Celia traps them with her own before they fall. She wants to be caught, but Matthew doesn’t notice that either.
“Haven’t seen ‘em,” she says, her voice betraying her anger as he wanders the perimeter of the table moving her papers, her empty bottles, her skeins of wool in a futile search for his keys.
“Are you sure you left them down here?”
“I couldn’t find them upstairs.”
“You want me to come up and help you look?” Now there’s something in her voice, something excited, greedy even, that makes him turn away.
“What’s that you’re hiding?” he asks Harry, coming around the table. Harry covers the photograph, almost crushing it in his haste. But it’s too late. Matthew’s already seen it, or at least enough of it to get the idea.
“You okay with that?” he asks Shane, and there’s something in his voice that mirrors what was just in Celia’s.
Harry bristles, but Shane only shrugs and begins setting up the backgammon board again.
An hour later all the scotch is gone and the stakes are up to fifty dollars a point. Shane has won most of the games, but Harry has beaten Matthew at least, and now is slumped in his chair with his hands on his belly and his eyes half-closed watching the other two play. Matthew’s losing again, has lost all night but doesn’t seem to care. He found his keys in his pocket as soon as he sat down, and right now has Shane in stitches with a story he’s been telling too softly for anyone else to hear.
It’s close to nine when the door opens again. This time the bell jangle sounds as erotic as a belly dance.
“Hey y’all.” Cheyenne is not from the South, but she has come straight from night school—art school. She is dressed head to toe in black. Her short spiky hair is Marilyn-white, her red lips a beacon, a call.
Celia frowns, although by now she can’t feel it; her face has gone numb. You have a key? is what she means to say, but before she can the thought is gone; only the feeling remains, like she’s been stung in a place she can’t reach. And then it spreads, becomes a dull throbbing ache, because Matthew is smiling, has gotten to his feet. All she can see is his tight blue-jeaned ass and Cheyenne’s one leg, swathed to the knee in black leather and then miles of stockinged thigh. Something passes between them, as physical as a kiss, and then he’s past her and the bells are reflecting back Celia’s own anger and ugliness and loss. Unknowingly she’s rising, wondering where he’s going, her initial fear that it would be with Cheyenne morphing into a feeling far worse, because the devil you know is far better than the one you don’t.
Ozan is rising too, feeling old and blindsided by the sight of Celia wilting in the wake of another man’s departure, a man who is no one, nothing, a common thief.

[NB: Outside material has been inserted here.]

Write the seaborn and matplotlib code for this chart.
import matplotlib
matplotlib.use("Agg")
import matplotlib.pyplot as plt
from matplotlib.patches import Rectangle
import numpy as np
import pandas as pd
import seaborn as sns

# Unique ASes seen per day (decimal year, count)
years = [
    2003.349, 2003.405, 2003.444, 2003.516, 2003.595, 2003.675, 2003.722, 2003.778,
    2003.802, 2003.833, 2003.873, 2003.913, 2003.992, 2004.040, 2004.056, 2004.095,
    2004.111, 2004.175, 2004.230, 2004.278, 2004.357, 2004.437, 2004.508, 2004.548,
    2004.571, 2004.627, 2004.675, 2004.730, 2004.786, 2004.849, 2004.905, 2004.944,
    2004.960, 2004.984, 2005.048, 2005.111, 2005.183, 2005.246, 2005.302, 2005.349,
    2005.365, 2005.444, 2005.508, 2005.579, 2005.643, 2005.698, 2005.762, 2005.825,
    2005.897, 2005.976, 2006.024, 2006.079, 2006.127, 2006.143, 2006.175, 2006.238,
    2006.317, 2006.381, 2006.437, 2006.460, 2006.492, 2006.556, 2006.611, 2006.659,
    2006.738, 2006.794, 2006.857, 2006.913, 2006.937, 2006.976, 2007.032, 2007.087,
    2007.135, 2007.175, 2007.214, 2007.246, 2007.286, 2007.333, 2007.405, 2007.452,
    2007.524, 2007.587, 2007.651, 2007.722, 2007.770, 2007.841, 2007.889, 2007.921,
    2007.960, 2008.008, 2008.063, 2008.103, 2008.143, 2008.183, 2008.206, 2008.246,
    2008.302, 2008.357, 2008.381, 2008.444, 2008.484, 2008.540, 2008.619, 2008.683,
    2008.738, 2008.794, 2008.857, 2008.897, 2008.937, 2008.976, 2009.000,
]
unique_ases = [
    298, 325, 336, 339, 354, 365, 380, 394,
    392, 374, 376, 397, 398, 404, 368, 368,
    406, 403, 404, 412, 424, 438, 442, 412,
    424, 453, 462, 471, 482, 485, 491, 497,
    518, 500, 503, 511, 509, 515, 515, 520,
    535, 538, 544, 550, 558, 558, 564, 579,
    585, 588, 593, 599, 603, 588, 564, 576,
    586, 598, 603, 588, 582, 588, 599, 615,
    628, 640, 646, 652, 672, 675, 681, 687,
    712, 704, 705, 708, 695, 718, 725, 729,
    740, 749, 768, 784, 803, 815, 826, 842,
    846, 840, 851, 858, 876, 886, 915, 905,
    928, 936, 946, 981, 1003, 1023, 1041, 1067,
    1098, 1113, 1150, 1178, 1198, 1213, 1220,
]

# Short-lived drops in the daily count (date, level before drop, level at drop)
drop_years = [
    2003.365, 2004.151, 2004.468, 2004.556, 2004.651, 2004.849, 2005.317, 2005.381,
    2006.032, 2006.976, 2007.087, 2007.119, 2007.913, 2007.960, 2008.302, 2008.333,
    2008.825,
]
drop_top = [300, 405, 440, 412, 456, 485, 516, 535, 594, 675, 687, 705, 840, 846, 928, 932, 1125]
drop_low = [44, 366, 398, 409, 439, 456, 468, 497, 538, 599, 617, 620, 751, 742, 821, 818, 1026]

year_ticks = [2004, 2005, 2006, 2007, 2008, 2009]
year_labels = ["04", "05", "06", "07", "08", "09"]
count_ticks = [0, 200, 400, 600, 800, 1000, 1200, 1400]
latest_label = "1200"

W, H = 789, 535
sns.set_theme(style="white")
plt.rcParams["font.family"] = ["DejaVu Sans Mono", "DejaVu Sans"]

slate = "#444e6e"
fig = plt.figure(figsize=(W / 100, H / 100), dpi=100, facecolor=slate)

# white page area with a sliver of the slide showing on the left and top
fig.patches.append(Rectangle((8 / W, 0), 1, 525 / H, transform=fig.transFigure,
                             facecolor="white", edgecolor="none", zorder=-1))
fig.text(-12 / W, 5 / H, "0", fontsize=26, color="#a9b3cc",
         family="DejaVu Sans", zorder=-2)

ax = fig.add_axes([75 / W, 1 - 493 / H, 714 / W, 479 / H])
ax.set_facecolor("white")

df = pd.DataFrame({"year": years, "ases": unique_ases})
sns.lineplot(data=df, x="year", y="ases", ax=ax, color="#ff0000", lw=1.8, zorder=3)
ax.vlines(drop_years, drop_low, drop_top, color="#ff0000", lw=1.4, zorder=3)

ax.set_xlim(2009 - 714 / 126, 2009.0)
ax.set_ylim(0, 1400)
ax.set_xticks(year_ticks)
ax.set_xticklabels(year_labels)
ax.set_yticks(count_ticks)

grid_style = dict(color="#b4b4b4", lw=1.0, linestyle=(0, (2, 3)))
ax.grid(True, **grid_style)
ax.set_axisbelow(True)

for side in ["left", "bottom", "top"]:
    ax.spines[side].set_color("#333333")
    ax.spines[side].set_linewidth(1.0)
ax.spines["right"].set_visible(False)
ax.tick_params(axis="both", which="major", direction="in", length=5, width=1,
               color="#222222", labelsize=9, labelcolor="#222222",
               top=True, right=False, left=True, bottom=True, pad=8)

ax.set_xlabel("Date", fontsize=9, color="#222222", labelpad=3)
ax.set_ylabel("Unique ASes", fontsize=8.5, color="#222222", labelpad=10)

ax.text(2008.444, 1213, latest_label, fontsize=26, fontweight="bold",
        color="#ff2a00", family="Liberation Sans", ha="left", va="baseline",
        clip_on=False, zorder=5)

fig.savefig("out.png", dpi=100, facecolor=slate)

It is he, Ozan, who’s there to guide her when she lists, his hand massaging the wide soft side of her ass as she staggers out the door.
Now Darla is rising, spinning from the wine as she puts on her coat. All she can think of is that smile. She can still feel it’s white blinding super-heat, as if Matthew had turned it on her instead of Cheyenne. Tonight she will lie cocooned in it, masturbating with silent joy while her husband snores beside her smelling of mint and other people’s mouths.
No one says goodbye but Shane knows where they’re going—even Matthew, who has just been telling him all about how he gets his dick sucked on Thursday nights by high priced call girls in Hilton hotel rooms.
Harry doesn’t even realize Matthew is gone. Or Celia. Or Darla. Or Ozan. He’s too busy staring at Cheyenne. Cheyenne who’s now stalking him like a cat, staring right back until she’s standing in front of him. Without looking away, she reaches into her bag and pulls out a cigarette. Lights it. “Hi, Harry,” she says, and blows a smoke ring at him. It wobbles in the air, growing larger and larger, until it breaks.